For the Joy of Reading: A Dying Breed

I am always wary of reviewing books by people I know, because of the difficulty of maintaining objectivity.   But this book is special.   When a book has recommendations on its blurb from John Humphreys, Melvyn Bragg, William Boyd and AL Kennedy, you know that you have something unusual in your hands.   And this is a first novel that simply will not disappoint.

The Peter Hanington that I came to know was a young anti-apartheid activist of huge commitment, making his considerable skills available to benefit the cause of freedom in South Africa.   From there, he went to work for BBC Radio eventually becoming a producer on the Today Programme.   And he uses that knowledge as the basis for a thriller about two Today Programme journalists, William Carver and Patrick Reid, working to uncover why an Afghan politician, Fazil Jabar, was murdered in a bomb explosion.
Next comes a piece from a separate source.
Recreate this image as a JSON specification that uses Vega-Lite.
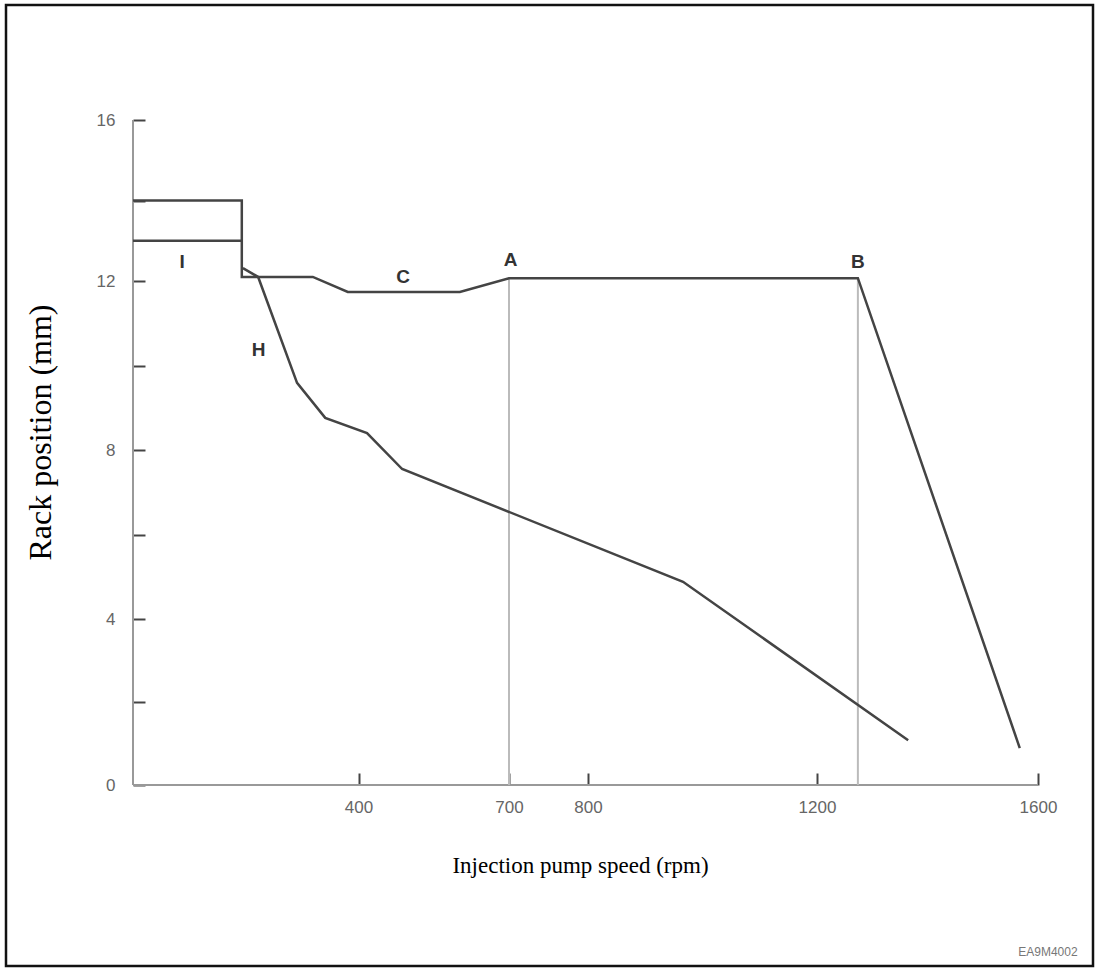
{
  "$schema": "https://vega.github.io/schema/vega-lite/v6.json",
  "width": 1087,
  "height": 961,
  "autosize": {"type": "none"},
  "padding": {"left": 6, "top": 5, "right": 3, "bottom": 2},
  "background": "white",
  "config": {
    "view": {"stroke": "#111", "strokeWidth": 2.5},
    "axis": {"grid": false}
  },
  "datasets": {
    "axes": [
      {"rpm": 0, "mm": 0, "rpm2": 1600, "mm2": 0},
      {"rpm": 0, "mm": 0, "rpm2": 0, "mm2": 16}
    ],
    "refs": [
      {"rpm": 700, "mm": 0, "mm2": 12.07, "name": "A"},
      {"rpm": 1274, "mm": 0, "mm2": 12.07, "name": "B"}
    ],
    "curves": [
      {"series": "I-upper", "o": 1, "rpm": 0, "mm": 14.0},
      {"series": "I-upper", "o": 2, "rpm": 193, "mm": 14.0},
      {"series": "I-upper", "o": 3, "rpm": 193, "mm": 12.1},
      {"series": "I-upper", "o": 4, "rpm": 319, "mm": 12.1},
      {"series": "I-upper", "o": 5, "rpm": 381, "mm": 11.74},
      {"series": "I-upper", "o": 6, "rpm": 602, "mm": 11.74},
      {"series": "I-upper", "o": 7, "rpm": 700, "mm": 12.07},
      {"series": "I-upper", "o": 8, "rpm": 1274, "mm": 12.07},
      {"series": "I-upper", "o": 9, "rpm": 1567, "mm": 0.89},
      {"series": "I-lower", "o": 1, "rpm": 0, "mm": 13.0},
      {"series": "I-lower", "o": 2, "rpm": 193, "mm": 13.0},
      {"series": "H", "o": 1, "rpm": 195, "mm": 12.32},
      {"series": "H", "o": 2, "rpm": 222, "mm": 12.1},
      {"series": "H", "o": 3, "rpm": 291, "mm": 9.59},
      {"series": "H", "o": 4, "rpm": 341, "mm": 8.76},
      {"series": "H", "o": 5, "rpm": 417, "mm": 8.4},
      {"series": "H", "o": 6, "rpm": 487, "mm": 7.55},
      {"series": "H", "o": 7, "rpm": 966, "mm": 4.88},
      {"series": "H", "o": 8, "rpm": 1365, "mm": 1.08}
    ],
    "labels": [
      {"rpm": 87, "mm": 12.47, "t": "I"},
      {"rpm": 489, "mm": 12.1, "t": "C"},
      {"rpm": 702, "mm": 12.52, "t": "A"},
      {"rpm": 1274, "mm": 12.47, "t": "B"},
      {"rpm": 223, "mm": 10.37, "t": "H"}
    ],
    "code": [
      {"rpm": 1618, "mm": -4.02, "t": "EA9M4002"}
    ]
  },
  "encoding": {
    "x": {
      "field": "rpm",
      "type": "quantitative",
      "scale": {
        "domain": [-225, 0, 400, 700, 800, 1200, 1600, 1700],
        "range": [0, 127, 352.5, 503, 582, 811, 1032, 1087],
        "nice": false,
        "zero": false
      },
      "axis": {
        "orient": "bottom",
        "offset": -181,
        "domain": false,
        "grid": false,
        "values": [400, 700, 800, 1200, 1600],
        "format": "d",
        "tickSize": -12,
        "tickWidth": 2,
        "tickColor": "#444",
        "labelPadding": 26,
        "labelFlush": false,
        "labelOverlap": false,
        "labelFont": "Liberation Sans",
        "labelFontSize": 17,
        "labelColor": "#666",
        "title": "Injection pump speed (rpm)",
        "titleFont": "Liberation Serif",
        "titleFontSize": 23,
        "titleFontWeight": "normal",
        "titleColor": "#000",
        "titleX": 574,
        "titleY": 87,
        "titleAlign": "center",
        "titleBaseline": "alphabetic"
      }
    },
    "y": {
      "field": "mm",
      "type": "quantitative",
      "scale": {
        "domain": [-4.36, 0, 4, 12, 16, 18.86],
        "range": [961, 780, 614, 276, 115, 0],
        "nice": false,
        "zero": false
      },
      "axis": {
        "orient": "left",
        "offset": -127,
        "domain": false,
        "grid": false,
        "values": [0, 2, 4, 6, 8, 10, 12, 14, 16],
        "tickSize": -12,
        "tickWidth": 2,
        "tickColor": "#444",
        "labelPadding": 30,
        "labelFlush": false,
        "labelOverlap": false,
        "labelExpr": "datum.value % 4 === 0 ? datum.label : ''",
        "labelFont": "Liberation Sans",
        "labelFontSize": 17,
        "labelColor": "#666",
        "title": "Rack position (mm)",
        "titleFont": "Liberation Serif",
        "titleFontSize": 32,
        "titleFontWeight": "normal",
        "titleColor": "#000",
        "titleAngle": -90,
        "titleX": -93,
        "titleY": 427,
        "titleAlign": "center",
        "titleBaseline": "middle"
      }
    }
  },
  "layer": [
    {
      "data": {"name": "axes"},
      "mark": {"type": "rule", "color": "#999", "strokeWidth": 2},
      "encoding": {
        "x2": {"field": "rpm2"},
        "y2": {"field": "mm2"}
      }
    },
    {
      "data": {"name": "refs"},
      "mark": {"type": "rule", "color": "#bbb", "strokeWidth": 2},
      "encoding": {
        "y2": {"field": "mm2"}
      }
    },
    {
      "data": {"name": "curves"},
      "mark": {"type": "line", "color": "#444", "strokeWidth": 2.5},
      "encoding": {
        "detail": {"field": "series", "type": "nominal"},
        "order": {"field": "o", "type": "quantitative"}
      }
    },
    {
      "data": {"name": "labels"},
      "mark": {"type": "text", "font": "Liberation Sans", "fontSize": 19, "fontWeight": "bold", "color": "#333", "baseline": "middle", "align": "center"},
      "encoding": {
        "text": {"field": "t"}
      }
    },
    {
      "data": {"name": "code"},
      "mark": {"type": "text", "font": "Liberation Sans", "fontSize": 12, "color": "#777", "baseline": "middle", "align": "center"},
      "encoding": {
        "text": {"field": "t"}
      }
    }
  ]
}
It is a carefully constructed story, leading the reader through the murky depths of international involvement in Afghanistan, the horrors of the war in that country, and the sheer unprincipled cynicism of the promotion of UK PLC    I do not think that there are any heroes in this story, certainly not of the Jack Reacher kind.   But there are undoubtedly people that you can sympathise with, and care about.   There is William Carver, a veteran journalist, whose reputation has been besmirched by letting himself be conned over the invasion of Iraq, and who has become a hard-drinking curmudgeon, difficult to work with. There is Patrick Reid, a young journalist determined to prove himself in his first overseas assignment.   There is Karim Mumtaz, an Afghan translator who aspires to a career in journalism.   There is Noor, who wishes to go to Harvard, and Lucia Mariscal, trapped in a failing marriage to Rob, a BBC editor.   And there is Baba who runs a wedding business in Kabul, which is where the story starts, when a bomb goes off in a tailor’s shop across the road.

These are all people that the reader can understand.   They have ordinary aspirations.   They want to do well at their job, to improve their lives or even to do something quite noble – to tell the world the truth, and to help make a difference.   The Jack Reacher characters on the other hand are actually very unpleasant – amoral and murderous and, in one case, over-confident and not very efficient.   This is also a fundamental part of the story.   It gives nothing away to say that, if Richard Roydon reads at all, which is unlikely, he sees himself as a James Bond figure, not a George Smiley, and he does not have the talent for either role.   Roydon is the kind of man that Craig Williamson, the apartheid spy chief, would have recruited.   He is the kind of man who would have had no difficulty in the company of Eugene de Kock, the apartheid mass killer.  To call him unpleasant is like saying Genghis Khan was warlike.

One of the underlying themes of the book is the sheer resilience and courage of people trying to live ordinary lives in the disaster that has been Afghanistan since the Russian invasion of 1979.   And when I say disaster, I do not mean that its previous history was actually quiet and peaceful.   One of the points that General Doushki, the story’s Afghan Warlord, makes is that Afghanistan has been invaded throughout its history – “Alexander the Great, the Byzantines, Mongol Khans, Queen Victoria’s brave,stupid soldiers.   All of them were here…”   [NB   I think he means the Macedonians, not the Byzantines, but the point is generally right.]   And as Doushki adds, there is more killing to come.   And it in these circumstances that Noor, Mrs Ansari, Baba, Karim and Mr. Savi, the tailor, are trying to live ordinary lives.   I, because I know him, am not in the least surprised that Peter Hanington should recognise one of the great problems of history – that people have to live through it, which is why it is best not to live in interesting times.   There are many historians who fail to recognise this simple truth.

Hanington is an author who has compassion, sensitivity and humanity.   Those qualities shine through this book.   These are the qualities that make you want to find out what happens next.   These are the qualities which will touch you to the core of your being.

You really will not want to put this book down.